**What the exercise asks**
From the records below, please print only the lines from the one containing "Write a Python" through the one containing "from matplotlib.ticker import MultipleLocator", both included. Skip the pictures.

**Provided data**
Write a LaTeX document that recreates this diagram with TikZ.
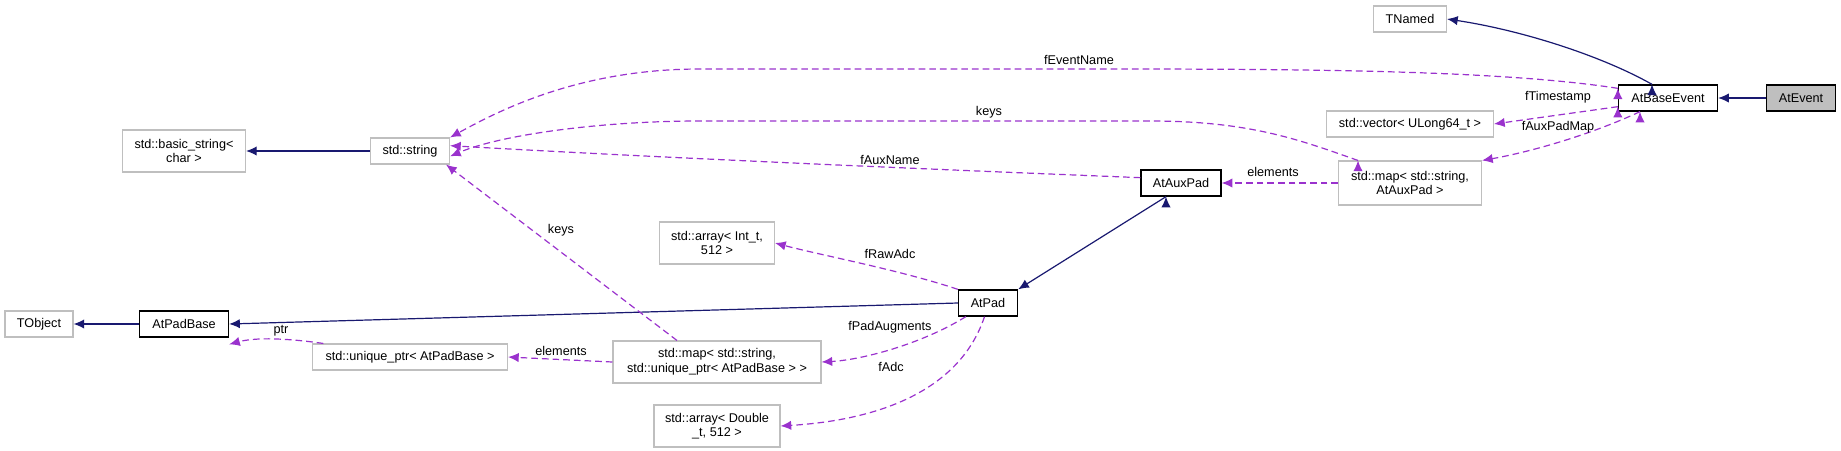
\documentclass[tikz,border=0pt]{standalone}
\usepackage{fontspec}
\setmainfont{Liberation Sans}
\usetikzlibrary{arrows.meta}
\definecolor{inh}{HTML}{191970}
\definecolor{use}{HTML}{9A32CD}
\definecolor{gb}{HTML}{BFBFBF}
\begin{document}
\begin{tikzpicture}[x=0.75pt,y=-0.75pt,
  box/.style={draw=gb,line width=0.8pt,minimum height=26*0.75pt,inner sep=1pt,font=\fontsize{9.5}{11}\selectfont,align=center},
  bbox/.style={box,draw=black,line width=1pt},
  inhe/.style={draw=inh,line width=0.9pt,-{Latex[length=8pt,width=7pt]}},
  usee/.style={draw=use,line width=0.9pt,dash pattern=on 5pt off 3pt,-{Latex[length=8pt,width=7pt]}},
  lab/.style={font=\fontsize{9.5}{11}\selectfont,inner sep=1pt}]
\useasboundingbox (0,0) rectangle (1841,450);
% nodes
\node[box,minimum width=73*0.75pt] (tnamed) at (1410,19) {TNamed};
\node[bbox,minimum width=99*0.75pt] (abe) at (1668,98) {AtBaseEvent};
\node[bbox,fill=gb,minimum width=69*0.75pt] (ae) at (1801,98) {AtEvent};
\node[box,minimum width=167*0.75pt] (vec) at (1410,124) {std::vector< ULong64\_t >};
\node[box,minimum width=143*0.75pt,minimum height=44*0.75pt] (maux) at (1410,183) {std::map< std::string,\\ AtAuxPad >};
\node[bbox,minimum width=80*0.75pt] (aux) at (1181,183) {AtAuxPad};
\node[box,minimum width=79*0.75pt] (str) at (410,151) {std::string};
\node[box,minimum width=123*0.75pt,minimum height=42*0.75pt] (bstr) at (184,151) {std::basic\_string<\\ char >};
\node[box,minimum width=115*0.75pt,minimum height=42*0.75pt] (aint) at (717,243) {std::array< Int\_t,\\ 512 >};
\node[bbox,minimum width=59*0.75pt] (pad) at (988,303) {AtPad};
\node[box,minimum width=68*0.75pt] (tobj) at (39,324) {TObject};
\node[bbox,minimum width=89*0.75pt] (pbase) at (184,324) {AtPadBase};
\node[box,minimum width=195*0.75pt] (uptr) at (410,357) {std::unique\_ptr< AtPadBase >};
\node[box,minimum width=208*0.75pt,minimum height=42*0.75pt] (mup) at (717,362) {std::map< std::string,\\ std::unique\_ptr< AtPadBase > >};
\node[box,minimum width=126*0.75pt,minimum height=42*0.75pt] (adbl) at (717,426) {std::array< Double\\ \_t, 512 >};
% inheritance
\draw[inhe] (ae) -- (abe);
\draw[inhe] (abe.north) ++(-16,0) coordinate (c1);
\draw[inhe] (c1) .. controls (1600,55) and (1520,30) .. (tnamed.east);
\draw[inhe] (str) -- (bstr);
\draw[inhe] (pbase) -- (tobj);
\draw[inhe] (pad.west) -- (pbase.east);
\draw[inhe] (aux.south) ++(-15,0) coordinate (c2);
\draw[inhe] (c2) -- (pad.north east);
% usage
\draw[usee] (abe.north west) ++(0,4) coordinate (c3);
\draw[usee] (c3) .. controls (1500,70) and (1300,69) .. (1100,69) -- (700,69) .. controls (580,69) and (500,110) .. (str.north east);
\node[lab] (l1) at (1079,60) {fEventName};
\draw[usee] (abe.south west) ++(0,-5) coordinate (c4);
\draw[usee] (c4) -- (vec.east);
\node[lab] (l2) at (1558,97) {fTimestamp};
\draw[usee] (abe.south) ++(-28,0) coordinate (c5);
\draw[usee] (c5) .. controls (1590,135) and (1530,152) .. (maux.north east);
\node[lab] (l3) at (1558,127) {fAuxPadMap};
\draw[usee] (maux.north) ++(-52,0) coordinate (c6);
\draw[usee] (c6) .. controls (1300,140) and (1250,121) .. (1150,121) -- (700,121) .. controls (600,121) and (500,135) .. ([yshift=-4]str.east);
\node[lab] (l4) at (989,112) {keys};
\draw[usee] (maux.west) -- (aux.east);
\node[lab] (l5) at (1273,172) {elements};
\draw[usee] ([yshift=4]aux.west) .. controls (1000,172) and (700,160) .. ([yshift=4]str.east);
\node[lab] (l6) at (890,160) {fAuxName};
\draw[usee] (pad.north west) .. controls (900,270) and (820,255) .. (aint.east);
\node[lab] (l7) at (890,254) {fRawAdc};
\draw[usee] ([xshift=6]pad.south west) .. controls (920,345) and (860,360) .. (mup.east);
\node[lab] (l8) at (890,327) {fPadAugments};
\draw[usee] ([xshift=20]pad.south west) .. controls (960,390) and (880,420) .. (adbl.east);
\node[lab] (l9) at (891,367) {fAdc};
\draw[usee] ([xshift=-30]mup.north) -- ([xshift=27]str.south);
\node[lab] (l10) at (561,230) {keys};
\draw[usee] (mup.west) -- (uptr.east);
\node[lab] (l11) at (561,351) {elements};
\draw[usee] ([xshift=-65]uptr.north) .. controls (300,340) and (260,336) .. ([yshift=-5]pbase.south east);
\node[lab] (l12) at (281,331) {ptr};
\end{tikzpicture}
\end{document}
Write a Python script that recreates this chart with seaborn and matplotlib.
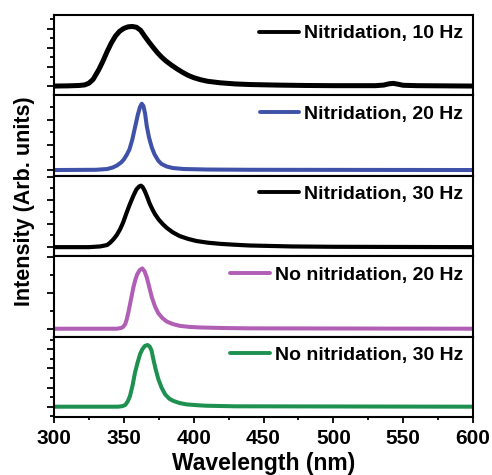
import numpy as np
import pandas as pd
import seaborn as sns
import matplotlib.pyplot as plt
from matplotlib.ticker import MultipleLocator

# Photoluminescence spectra, values (intensity in tick units)
wl_10 = [300, 310, 318, 322, 325, 328, 330, 332, 335, 338, 341, 344, 347, 350, 353, 356, 359, 362,
         365, 368, 371, 374, 377, 380, 384, 388, 392, 396, 400, 405, 410, 419, 430, 440, 460, 480,
         500, 530, 536, 540, 543, 546, 550, 560, 600]
int_10 = [0.0, 0.01, 0.03, 0.06, 0.15, 0.35, 0.6, 0.85, 1.3, 1.8, 2.25, 2.62, 2.87, 3.02, 3.1, 3.12,
          3.08, 2.92, 2.6, 2.3, 2.02, 1.75, 1.52, 1.32, 1.1, 0.9, 0.72, 0.56, 0.44, 0.33, 0.25, 0.17,
          0.11, 0.08, 0.05, 0.03, 0.02, 0.02, 0.05, 0.12, 0.14, 0.1, 0.04, 0.02, 0.0]

wl_20 = [300, 330, 338, 342, 345, 348, 350, 352, 354, 356, 358, 360, 361.5, 362.8, 364, 365.2,
         366.4, 368, 370, 372, 374.7, 377, 380.7, 385, 393, 410, 440, 600]
int_20 = [0.0, 0.01, 0.04, 0.1, 0.18, 0.3, 0.42, 0.6, 0.82, 1.2, 1.7, 2.2, 2.5, 2.64, 2.55, 2.25,
          1.75, 1.3, 0.9, 0.62, 0.37, 0.24, 0.14, 0.08, 0.04, 0.02, 0.01, 0.0]

wl_30 = [300, 325, 333, 338, 340, 342.5, 345, 347.3, 349.5, 351.6, 354, 356.8, 359, 361, 362.3,
         363.5, 365, 366.4, 368.5, 370.5, 372.3, 375, 378, 380.7, 385, 390, 396, 402, 410, 419,
         430, 440, 455, 470, 500, 600]
int_30 = [0.0, 0.0, 0.03, 0.09, 0.18, 0.33, 0.52, 0.76, 1.05, 1.4, 1.78, 2.18, 2.45, 2.58, 2.61,
          2.55, 2.38, 2.18, 1.85, 1.6, 1.4, 1.17, 0.97, 0.82, 0.63, 0.47, 0.35, 0.26, 0.19, 0.14,
          0.1, 0.07, 0.05, 0.03, 0.015, 0.0]

wl_no20 = [300, 345, 348, 349.5, 351, 352, 353.2, 354.5, 355.7, 356.8, 358.2, 359.6, 361.5, 363.2,
           364.8, 366.4, 368.2, 370, 372.3, 374.7, 377.5, 380.7, 385, 390, 397, 404.5, 420, 440, 600]
int_no20 = [0.0, 0.0, 0.02, 0.05, 0.13, 0.25, 0.45, 0.7, 0.93, 1.15, 1.36, 1.52, 1.64, 1.68,
            1.6, 1.43, 1.16, 0.88, 0.62, 0.43, 0.3, 0.2, 0.13, 0.08, 0.05, 0.035, 0.02, 0.01, 0.0]

wl_no30 = [300, 346, 349, 351, 352.8, 354.4, 356.2, 358, 359.8, 361.6, 363.2, 365, 367, 368.5,
           369.8, 371.1, 372.8, 374.7, 377, 379.5, 382.5, 385.5, 390, 395, 402, 409, 430, 600]
int_no30 = [0.0, 0.0, 0.03, 0.09, 0.28, 0.56, 1.1, 1.79, 2.3, 2.75, 3.0, 3.18, 3.23, 3.15,
            2.95, 2.49, 1.95, 1.44, 1.0, 0.65, 0.42, 0.3, 0.19, 0.12, 0.08, 0.05, 0.02, 0.0]

labels = ["Nitridation, 10 Hz", "Nitridation, 20 Hz", "Nitridation, 30 Hz",
          "No nitridation, 20 Hz", "No nitridation, 30 Hz"]
colors = ["#000000", "#3f51a8", "#000000", "#b05fb5", "#1e9050"]
series = [(wl_10, int_10), (wl_20, int_20), (wl_30, int_30), (wl_no20, int_no20), (wl_no30, int_no30)]
# y limits per panel (tick units), so tick spacing matches the original panels
ylims = [(-0.49, 3.72), (-0.23, 2.97), (-0.385, 3.03), (-0.22, 2.02), (-0.54, 3.67)]
widths = [3.6, 2.9, 3.0, 2.9, 2.9]

sns.set_style("ticks")
plt.rcParams['font.family'] = ['Liberation Sans', 'DejaVu Sans']
plt.rcParams['font.weight'] = 'bold'
plt.rcParams['text.color'] = 'black'
plt.rcParams['axes.labelcolor'] = 'black'
plt.rcParams['xtick.color'] = 'black'
plt.rcParams['ytick.color'] = 'black'

fig, axes = plt.subplots(5, 1, figsize=(4.92, 4.75), dpi=100, sharex=True)
fig.subplots_adjust(left=0.1098, right=0.9614, top=0.9684, bottom=0.1221, hspace=0)

for ax, (wl, inten), lab, col, yl, lw in zip(axes, series, labels, colors, ylims, widths):
    df = pd.DataFrame({"Wavelength": wl, "Intensity": inten})
    sns.lineplot(data=df, x="Wavelength", y="Intensity", ax=ax, color=col,
                 linewidth=lw, label=lab, sort=False)
    ax.set_ylim(*yl)
    ax.set_xlim(300, 600)
    ax.yaxis.set_major_locator(MultipleLocator(1))
    ax.yaxis.set_minor_locator(MultipleLocator(0.5))
    ax.tick_params(axis='y', which='major', length=5, width=1.3, labelleft=False)
    ax.tick_params(axis='y', which='minor', length=3, width=1.3)
    ax.tick_params(axis='x', which='both', bottom=False, labelbottom=False)
    ax.set_ylabel("")
    ax.set_xlabel("")
    for sp in ax.spines.values():
        sp.set_linewidth(1.5)
        sp.set_color("black")
    leg = ax.legend(loc="upper right", frameon=False, handlelength=2.05,
                    handletextpad=0.25, borderaxespad=0.25, borderpad=0.25,
                    prop={'weight': 'bold', 'size': 14})
    for h in leg.get_lines():
        h.set_linewidth(2.8)

bottom = axes[-1]
bottom.xaxis.set_major_locator(MultipleLocator(50))
bottom.xaxis.set_minor_locator(MultipleLocator(25))
bottom.tick_params(axis='x', which='major', bottom=True, labelbottom=True, length=4.5, width=1.3,
                   labelsize=15, pad=4)
bottom.tick_params(axis='x', which='minor', bottom=True, length=2.5, width=1.3)
for t in bottom.get_xticklabels():
    t.set_fontweight('bold')
bottom.set_xlabel("Wavelength (nm)", fontsize=16.5, fontweight='bold', labelpad=3)

fig.text(0.05, 0.577, "Intensity (Arb. units)", rotation=90, ha='center', va='center',
         fontsize=15.5, fontweight='bold')

plt.savefig("out.png", dpi=100)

**Written solution**
Write a Python script that recreates this chart with seaborn and matplotlib.
import numpy as np
import pandas as pd
import seaborn as sns
import matplotlib.pyplot as plt
from matplotlib.ticker import MultipleLocator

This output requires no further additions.